Compton Executioners
- Founded by: Andy Toone
- Founding location: LASD Compton station
- Territory: Compton, California
- Criminal activities: Police corruption
- Allies: Lynwood Vikings

= Compton Executioners =

Deputy Gang within the Los Angeles Sheriff's Department

The Compton Executioners is a deputy gang within the Los Angeles County Sheriff's Department (LASD). In July 2021, U.S. Congressional Representative Maxine Waters called for a Department of Justice inquiry into the existence of the gang.

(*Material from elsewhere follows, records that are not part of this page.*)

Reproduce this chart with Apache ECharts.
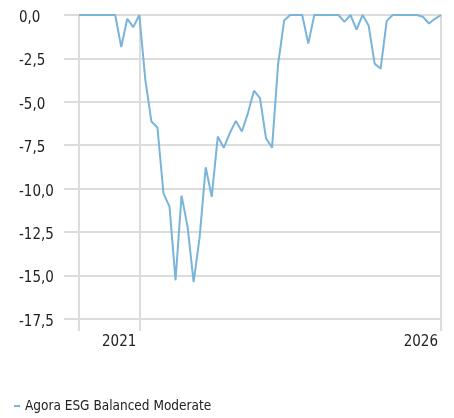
<!DOCTYPE html>
<html>
<head>
<meta charset="utf-8">
<script src="https://cdn.jsdelivr.net/npm/echarts@6/dist/echarts.min.js"></script>
<style>
  html, body { margin: 0; padding: 0; background: #fff; }
  #chart { width: 454px; height: 418px; }
</style>
</head>
<body>
<div id="chart"></div>
<script>
// drawdown in %, one point per period
var drawdown = [
  0, 0, 0, 0, 0, 0, 0, -1.84, -0.22, -0.70,
  0, -3.75, -6.13, -6.48, -10.27, -11.04, -15.28, -10.40, -12.20, -15.38,
  -12.78, -8.77, -10.47, -7.00, -7.64, -6.80, -6.10, -6.71, -5.65, -4.36,
  -4.79, -7.10, -7.64, -2.85, -0.32, 0, 0, 0, -1.65, 0,
  0, 0, 0, 0, -0.40, 0, -0.84, 0, -0.60, -2.80,
  -3.09, -0.34, 0, 0, 0, 0, 0, -0.10, -0.49, -0.22,
  0
];
var periods = drawdown.map(function(_, i){ return String(i); });
var yearTickIndex = [0, 10, 60];
var yearTickLabel = ['', '2021', '2026'];
var yTicks = [0, -2.5, -5, -7.5, -10, -12.5, -15, -17.5];
var seriesName = 'Agora ESG Balanced Moderate';

var FONT = "'Liberation Sans Narrow', 'DejaVu Sans Condensed', sans-serif";
var GRID_COLOR = '#dcdcdc';
var TEXT_COLOR = '#222';

var myChart = echarts.init(document.getElementById('chart'), null, {renderer: 'canvas'});
var option = {
  animation: false,
  textStyle: { fontFamily: FONT },
  grid: {
    left: 79, right: 13, top: 15, bottom: 87,
    containLabel: false,
    outerBoundsMode: 'none'
  },
  legend: {
    left: 14, top: 399, padding: 0,
    icon: 'rect', itemWidth: 6, itemHeight: 2,
    data: [seriesName],
    textStyle: { fontFamily: FONT, fontSize: 13.5, color: TEXT_COLOR }
  },
  xAxis: {
    type: 'category',
    boundaryGap: false,
    data: periods,
    axisLine: { show: false },
    axisTick: { show: false },
    splitLine: {
      show: true,
      interval: function(i){ return yearTickIndex.indexOf(i) >= 0; },
      lineStyle: { color: GRID_COLOR, width: 2 }
    },
    axisLabel: {
      interval: 0,
      margin: 4,
      align: 'right',
      padding: [0, 3, 0, 0],
      fontFamily: FONT, fontSize: 15, color: TEXT_COLOR,
      formatter: function(v, i){
        var k = yearTickIndex.indexOf(i);
        return k >= 0 ? yearTickLabel[k] : '';
      }
    }
  },
  yAxis: {
    type: 'value',
    min: -18.2,
    max: 0,
    axisLine: { show: false },
    axisTick: {
      show: true, length: 15, customValues: yTicks,
      lineStyle: { color: GRID_COLOR, width: 2 }
    },
    splitLine: { show: true, lineStyle: { color: GRID_COLOR, width: 2 } },
    axisLabel: {
      customValues: yTicks,
      align: 'left',
      margin: 60,
      color: TEXT_COLOR,
      formatter: function(v){
        return '{s|}\n{v|' + v.toFixed(1).replace('.', ',') + '}';
      },
      rich: {
        s: { lineHeight: 6, fontSize: 1 },
        v: { fontFamily: FONT, fontSize: 15, lineHeight: 16, color: TEXT_COLOR }
      }
    }
  },
  series: [{
    name: seriesName,
    type: 'line',
    data: drawdown,
    symbol: 'none',
    color: '#7ab4d9',
    lineStyle: { color: '#7ab4d9', width: 2 }
  }]
};
myChart.setOption(option);
</script>
</body>
</html>
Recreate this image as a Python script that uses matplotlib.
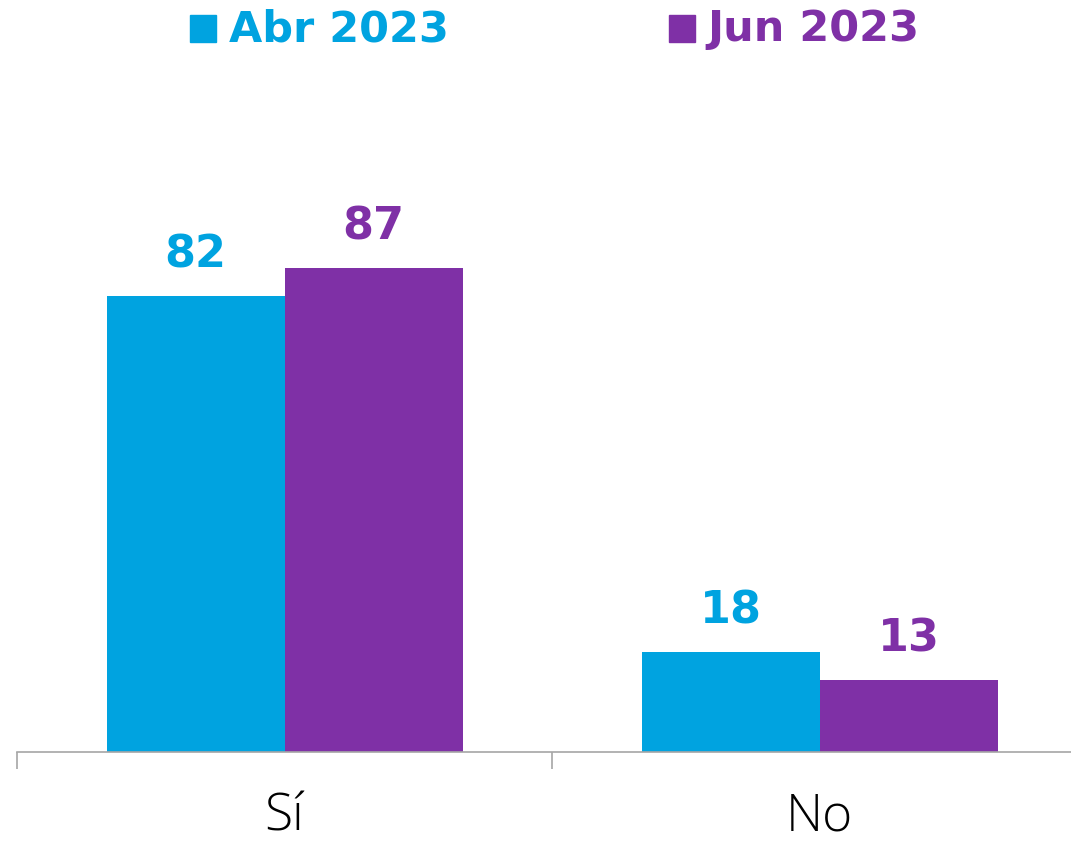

Members of the ‘Executioners’ are deputies operating out of the Compton station of the LASD. These deputies share a tattoo, which features a skeleton with an assault rifle and a military-style helmet. The gang was founded by former 2000 Boys member Andy Toone.

==Tattoo==
Members of the Executioners identify themselves with a calf tattoo depicting a skeleton wearing a military-style helmet labeled "CPT" and holding a Kalashnikov rifle with '28' in Roman numerals on the magazine. The 'CPT' stands for "Compton" and the '28' represents Compton as the LASD's 28th substation.

==Membership==
Members of the Executioners are drawn from deputies who work at the Compton station of the LASD. Knock LA has reported that the gang consists of around 80 members. Potential recruits are chosen based on past acts of violence against members of the Compton community and recruits cannot be Black or female.